This was written amid fields of snow within a few days of Christmas. And when I last saw snow it was within a few miles of Bethlehem. The coincidence will serve as a symbol of something I have noticed all my life, although it is not very easy to sum up. It is generally the romantic thing that turns out to be the real thing under the extreme test of realism. It is the skeptical and even rational legend that turns out to be entirely legendary.
Everything I had been taught or told let me to regard snow in Bethlehem as a paradox, like snow in Egypt. Every rumour of realism, every indirect form of rationalism, every scientific opinion taken on authority and at third hand, had led me to regard the country where Christ was born solely as a semi-tropical place with nothing but palm tree and parasols.
It was only when I actually looked at it that it looked exactly like a Christmas card.

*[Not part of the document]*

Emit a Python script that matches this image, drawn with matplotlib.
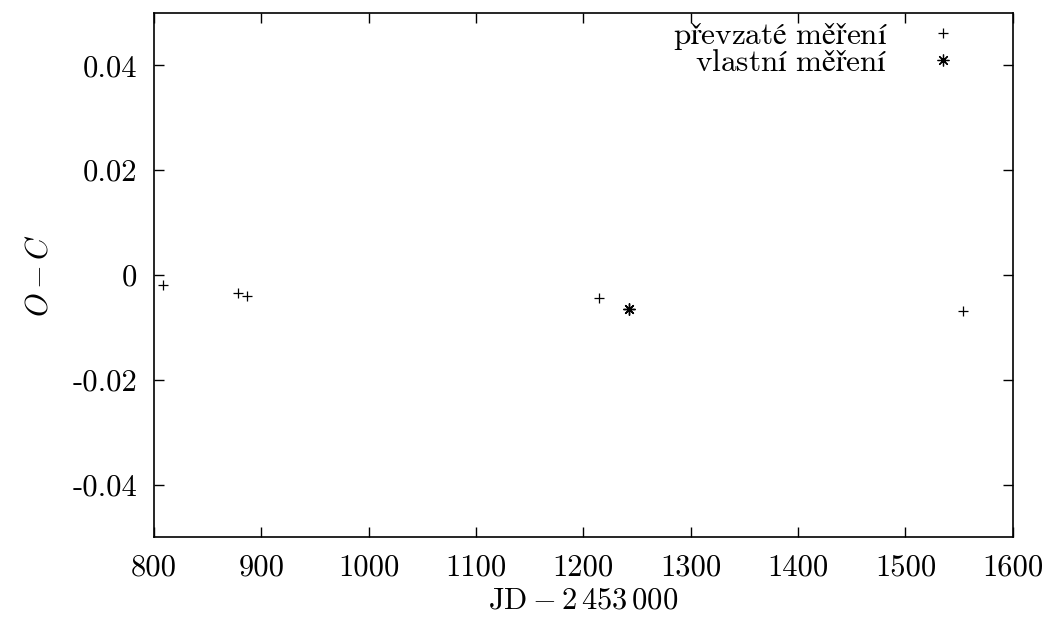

Chesterton is right: "It is generally the romantic thing that turns out to be the real thing under the extreme test of realism. It is the skeptical and even rational legend that turns out to be entirely legendary." It is only when we allow our intellects to be divorced from our hearts that we truly lose touch with reality; only when we forget that the best stories are really true that our lives become a fiction...
A very happy Christmas, everyone, and may the love of Christ fill your hearts to overflowing today and always!
2 comments:
Blessings on this third day of Christmas. All best wishes for 2020!
Thank you, Thomas - and New Year blessings to you, as well. (It seems an oddly unmoored time.of year, between celebrations, and yet still Christmas... Thank you for all the encouraging comments this past year,too!)